Movie Madness Monday: Memorial Day
Welcome to the Memorial Day edition of Movie Madness Monday! Let us today remember the actions of brave men and women everywhere who have served the cause of freedom and justice in the defense of our nation.
So here are my quotes from today's movie. You respond with a quote of your own from the same movie. Let's see how you do:
"I have here a very old letter, written to a Mrs. Bixby in Boston. 'Dear Madam: I have been shown in the files of the War Department a statement of the Adjutant-General of Massachusetts that you are the mother of five sons who have died gloriously on the field of battle. I feel how weak and fruitless must be any words of mine which should attempt to beguile you from the grief of a loss so overwhelming. But I cannot refrain from tendering to you the consolation that may be found in the thanks of the Republic they died to save. I pray that our heavenly Father may assuage the anguish of your bereavement, and leave you only the cherished memory of the loved and lost, and the solemn pride that must be yours to have laid so costly a sacrifice upon the altar of freedom. Yours very sincerely and respectfully, Abraham Lincoln.'"
"Hey, Wade, I got a mother, you got a mother, the sarge has got a mother. I'm willing to bet that even the Captain's got a mother. Well, maybe not the Captain, but the rest of us have got mothers."
"Is that what I'm supposed to tell your mother when she gets another folded American flag?"
"You can tell her that when you found me, I was with the only brothers I had left. And that there was no way I was deserting them. I think she'd understand that."
"War educates the senses, calls into action the will, perfects the physical constitution, brings men into such swift and close collision in critical moments that man measures man."
"I guess that's Emerson's way of finding the bright side."
****Wednesday Update: The film for this week is
SAVING PRIVATE RYAN,
which includes probably one of the most intense Normandy experiences ever cinematically rendered. Here was the scene that really got me, though:
There's the adult Ryan saluting the grave of Captain Miller. I have seen grown men, hardbitten men, weep at this scene.

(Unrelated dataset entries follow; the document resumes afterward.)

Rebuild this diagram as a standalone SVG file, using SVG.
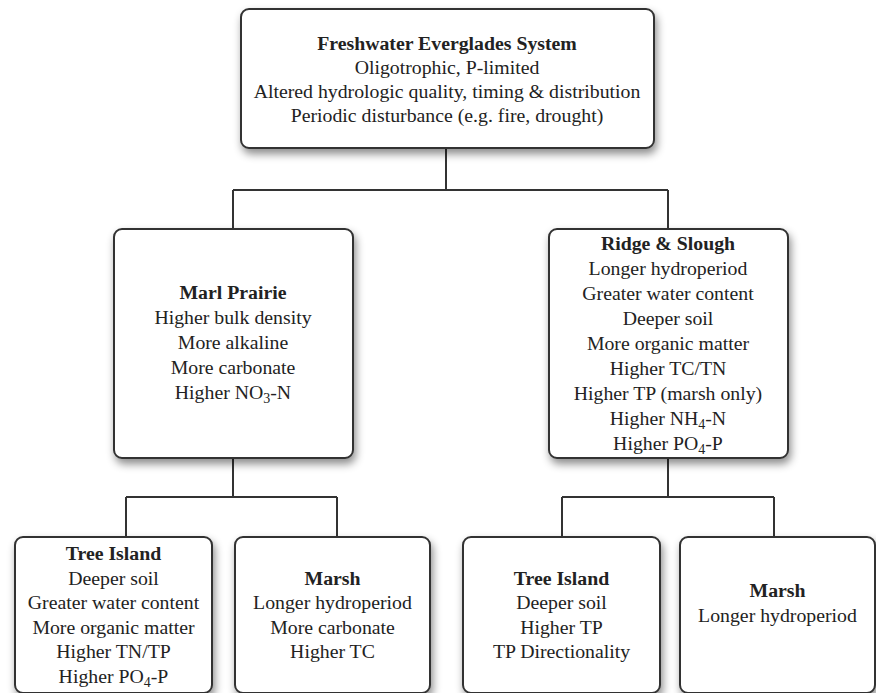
<svg xmlns="http://www.w3.org/2000/svg" width="876" height="693" viewBox="0 0 876 693">
<defs>
<filter id="sh" x="-10%" y="-10%" width="125%" height="130%">
<feDropShadow dx="2" dy="5" stdDeviation="4" flood-color="#000" flood-opacity="0.45"/>
</filter>
</defs>
<style>
.box{fill:#fff;stroke:#333;stroke-width:2;filter:url(#sh)}
.ln{fill:none;stroke:#333;stroke-width:2}
text{font-family:"Liberation Serif","Times New Roman",serif;font-size:19.8px;fill:#222;text-anchor:middle}
.b{font-weight:bold}
.s{font-size:14px}
</style>
<rect width="876" height="693" fill="#fff"/>
<g id="connectors">
<path class="ln" d="M446,148 V190 M233,190 H668 M233,190 V229 M668,190 V229"/>
<path class="ln" d="M233,458 V497 M126,497 H337 M126,497 V537 M337,497 V537"/>
<path class="ln" d="M668,458 V497 M562,497 H774 M562,497 V537 M774,497 V537"/>
</g>
<g id="n-top">
<rect class="box" x="241" y="9" width="413" height="139" rx="8"/>
<text x="447" y="50" class="b">Freshwater Everglades System</text>
<text x="447" y="74">Oligotrophic, P-limited</text>
<text x="447" y="98">Altered hydrologic quality, timing &amp; distribution</text>
<text x="447" y="122">Periodic disturbance (e.g. fire, drought)</text>
</g>
<g id="n-marl">
<rect class="box" x="114" y="229" width="239" height="229" rx="8"/>
<text x="233" y="299" class="b">Marl Prairie</text>
<text x="233" y="324">Higher bulk density</text>
<text x="233" y="349">More alkaline</text>
<text x="233" y="374">More carbonate</text>
<text x="233" y="399">Higher NO<tspan class="s" dy="4">3</tspan><tspan dy="-4">-N</tspan></text>
</g>
<g id="n-ridge">
<rect class="box" x="549" y="229" width="239" height="229" rx="8"/>
<text x="668" y="250" class="b">Ridge &amp; Slough</text>
<text x="668" y="275">Longer hydroperiod</text>
<text x="668" y="300">Greater water content</text>
<text x="668" y="325">Deeper soil</text>
<text x="668" y="350">More organic matter</text>
<text x="668" y="375">Higher TC/TN</text>
<text x="668" y="400">Higher TP (marsh only)</text>
<text x="668" y="425">Higher NH<tspan class="s" dy="4">4</tspan><tspan dy="-4">-N</tspan></text>
<text x="668" y="450">Higher PO<tspan class="s" dy="4">4</tspan><tspan dy="-4">-P</tspan></text>
</g>
<g id="n-ti-left">
<rect class="box" x="15" y="537" width="197" height="156" rx="8"/>
<text x="113.5" y="560" class="b">Tree Island</text>
<text x="113.5" y="585">Deeper soil</text>
<text x="113.5" y="609">Greater water content</text>
<text x="113.5" y="634">More organic matter</text>
<text x="113.5" y="658">Higher TN/TP</text>
<text x="113.5" y="683">Higher PO<tspan class="s" dy="4">4</tspan><tspan dy="-4">-P</tspan></text>
</g>
<g id="n-marsh-left">
<rect class="box" x="235" y="537" width="195" height="156" rx="8"/>
<text x="332.5" y="585" class="b">Marsh</text>
<text x="332.5" y="609">Longer hydroperiod</text>
<text x="332.5" y="634">More carbonate</text>
<text x="332.5" y="658">Higher TC</text>
</g>
<g id="n-ti-right">
<rect class="box" x="463" y="537" width="197" height="156" rx="8"/>
<text x="561.5" y="585" class="b">Tree Island</text>
<text x="561.5" y="609">Deeper soil</text>
<text x="561.5" y="634">Higher TP</text>
<text x="561.5" y="658">TP Directionality</text>
</g>
<g id="n-marsh-right">
<rect class="box" x="680" y="537" width="195" height="156" rx="8"/>
<text x="777.5" y="597" class="b">Marsh</text>
<text x="777.5" y="622">Longer hydroperiod</text>
</g>
</svg>
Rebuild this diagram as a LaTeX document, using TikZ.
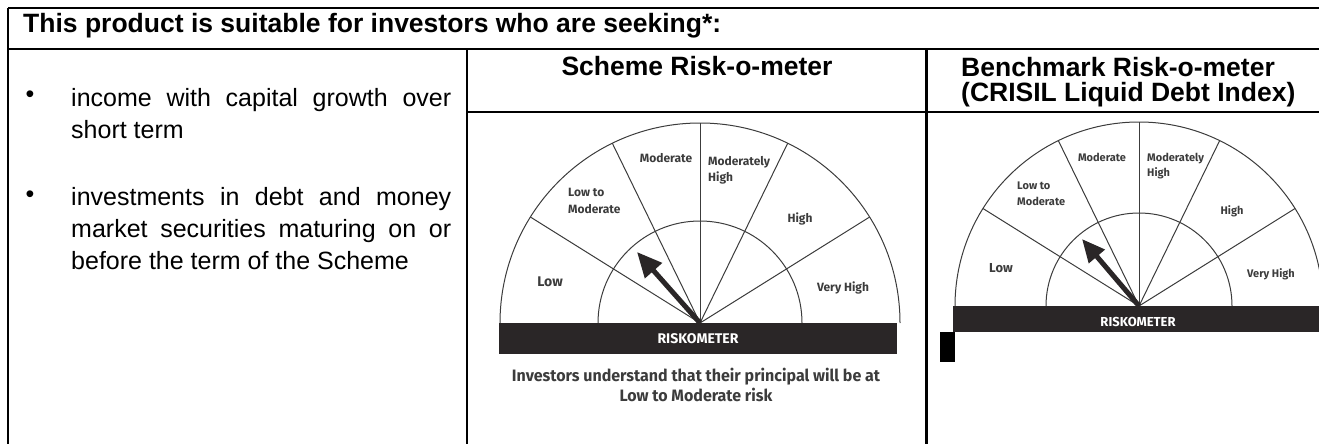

A few years back, the state of Oklahoma passed a law that anyone who did not graduate from high school because they joined the military would be given an actual diploma, from their original school district, if possible. My father dropped out of high school to join the Navy in his senior year of high school to serve during World War II. At the age of 79, he and all of his family-- from California, Missouri, and from Tulsa-- went back to his hometown for a special graduation ceremony for my father and one other gentleman who had also served in World War II.
The entire school district turned out for this Veterans' Day presentation. Some of the high school students made a special presentation, which included some footage of the Normandy invasion from this film. Then my father-- the same father who would not wear anything that looked like a tuxedo to my own wedding, who almost never was seen in anything but work clothes or jeans, replete in electric blue cap and gown, received his diploma as a member of the class of 2002 at his old high school in southwestern Oklahoma. At my Dad's memorial service, the cap, gown and diploma were among my father's most treasured possessions to be displayed.
I still have very emotional memories of this film.